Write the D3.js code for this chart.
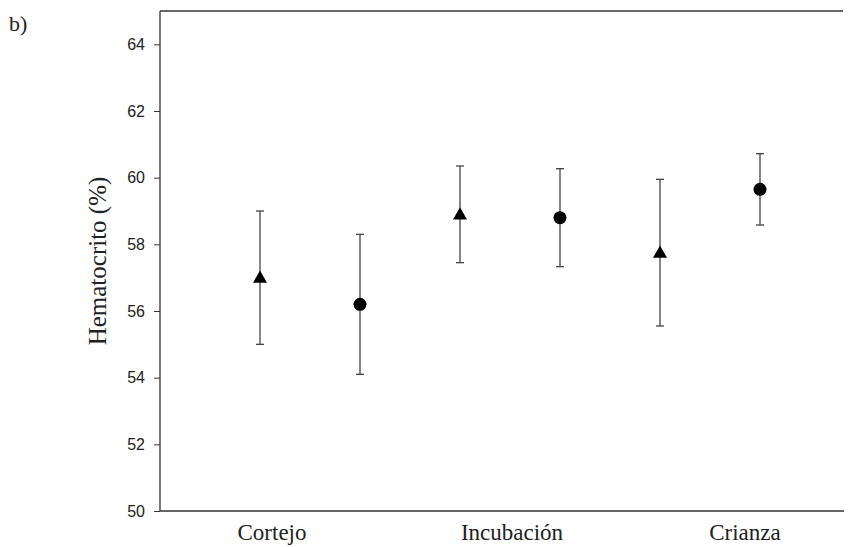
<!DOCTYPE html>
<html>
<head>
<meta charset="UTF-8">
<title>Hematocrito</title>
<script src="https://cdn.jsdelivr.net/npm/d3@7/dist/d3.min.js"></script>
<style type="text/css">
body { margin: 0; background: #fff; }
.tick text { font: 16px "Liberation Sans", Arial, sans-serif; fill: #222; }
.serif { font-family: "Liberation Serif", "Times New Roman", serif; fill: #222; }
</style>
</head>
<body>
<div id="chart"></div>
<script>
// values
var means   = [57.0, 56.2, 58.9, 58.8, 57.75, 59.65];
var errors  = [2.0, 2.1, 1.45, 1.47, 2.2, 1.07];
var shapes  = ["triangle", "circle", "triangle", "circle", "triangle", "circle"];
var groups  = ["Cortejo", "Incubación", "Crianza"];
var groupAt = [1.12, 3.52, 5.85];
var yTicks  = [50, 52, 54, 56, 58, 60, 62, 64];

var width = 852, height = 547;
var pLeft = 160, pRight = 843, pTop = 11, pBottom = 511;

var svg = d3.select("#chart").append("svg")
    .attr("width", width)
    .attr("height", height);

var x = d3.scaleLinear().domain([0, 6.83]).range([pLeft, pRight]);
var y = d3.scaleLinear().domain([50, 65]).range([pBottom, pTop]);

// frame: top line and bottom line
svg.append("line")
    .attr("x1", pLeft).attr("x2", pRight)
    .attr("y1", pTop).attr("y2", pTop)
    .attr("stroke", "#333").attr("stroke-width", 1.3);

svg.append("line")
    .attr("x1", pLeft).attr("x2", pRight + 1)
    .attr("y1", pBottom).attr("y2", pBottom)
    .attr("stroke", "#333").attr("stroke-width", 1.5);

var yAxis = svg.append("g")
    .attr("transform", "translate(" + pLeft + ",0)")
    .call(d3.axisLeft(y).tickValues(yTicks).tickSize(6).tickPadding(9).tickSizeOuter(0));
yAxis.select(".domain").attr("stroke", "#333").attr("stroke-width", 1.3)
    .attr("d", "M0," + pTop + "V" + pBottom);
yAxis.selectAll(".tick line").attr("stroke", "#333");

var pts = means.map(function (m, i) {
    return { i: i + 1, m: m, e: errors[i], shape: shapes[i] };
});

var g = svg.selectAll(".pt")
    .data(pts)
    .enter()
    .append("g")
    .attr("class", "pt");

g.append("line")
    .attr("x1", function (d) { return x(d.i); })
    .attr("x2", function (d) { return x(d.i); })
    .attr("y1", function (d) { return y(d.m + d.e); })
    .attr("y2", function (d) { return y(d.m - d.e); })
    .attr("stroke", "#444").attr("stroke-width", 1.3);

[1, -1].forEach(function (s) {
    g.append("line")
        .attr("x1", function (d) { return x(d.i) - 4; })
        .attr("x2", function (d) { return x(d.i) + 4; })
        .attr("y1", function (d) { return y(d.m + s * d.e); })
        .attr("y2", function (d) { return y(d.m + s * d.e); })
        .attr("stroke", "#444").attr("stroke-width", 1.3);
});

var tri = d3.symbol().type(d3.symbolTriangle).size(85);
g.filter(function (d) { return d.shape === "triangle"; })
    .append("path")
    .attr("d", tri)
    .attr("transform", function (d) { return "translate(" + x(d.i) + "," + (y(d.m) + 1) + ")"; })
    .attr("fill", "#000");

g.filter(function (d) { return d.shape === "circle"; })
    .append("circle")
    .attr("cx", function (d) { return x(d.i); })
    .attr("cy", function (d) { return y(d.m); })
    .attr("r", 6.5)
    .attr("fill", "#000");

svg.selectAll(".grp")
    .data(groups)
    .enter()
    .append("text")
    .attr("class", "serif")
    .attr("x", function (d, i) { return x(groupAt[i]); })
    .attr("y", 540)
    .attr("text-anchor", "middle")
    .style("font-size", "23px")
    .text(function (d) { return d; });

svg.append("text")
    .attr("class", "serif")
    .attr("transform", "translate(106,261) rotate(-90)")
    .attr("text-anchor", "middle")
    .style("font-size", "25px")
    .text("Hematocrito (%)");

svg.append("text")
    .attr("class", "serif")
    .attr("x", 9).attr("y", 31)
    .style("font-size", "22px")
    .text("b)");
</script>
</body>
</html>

• [TASK TO CARRY OUT]:
Copy nothing but the lines from the top of the data down to the line containing "60, 62, 64];", and leave the pictures out.

• [THE ANSWER]:
Write the D3.js code for this chart.
<!DOCTYPE html>
<html>
<head>
<meta charset="UTF-8">
<title>Hematocrito</title>
<script src="https://cdn.jsdelivr.net/npm/d3@7/dist/d3.min.js"></script>
<style type="text/css">
body { margin: 0; background: #fff; }
.tick text { font: 16px "Liberation Sans", Arial, sans-serif; fill: #222; }
.serif { font-family: "Liberation Serif", "Times New Roman", serif; fill: #222; }
</style>
</head>
<body>
<div id="chart"></div>
<script>
// values
var means   = [57.0, 56.2, 58.9, 58.8, 57.75, 59.65];
var errors  = [2.0, 2.1, 1.45, 1.47, 2.2, 1.07];
var shapes  = ["triangle", "circle", "triangle", "circle", "triangle", "circle"];
var groups  = ["Cortejo", "Incubación", "Crianza"];
var groupAt = [1.12, 3.52, 5.85];
var yTicks  = [50, 52, 54, 56, 58, 60, 62, 64];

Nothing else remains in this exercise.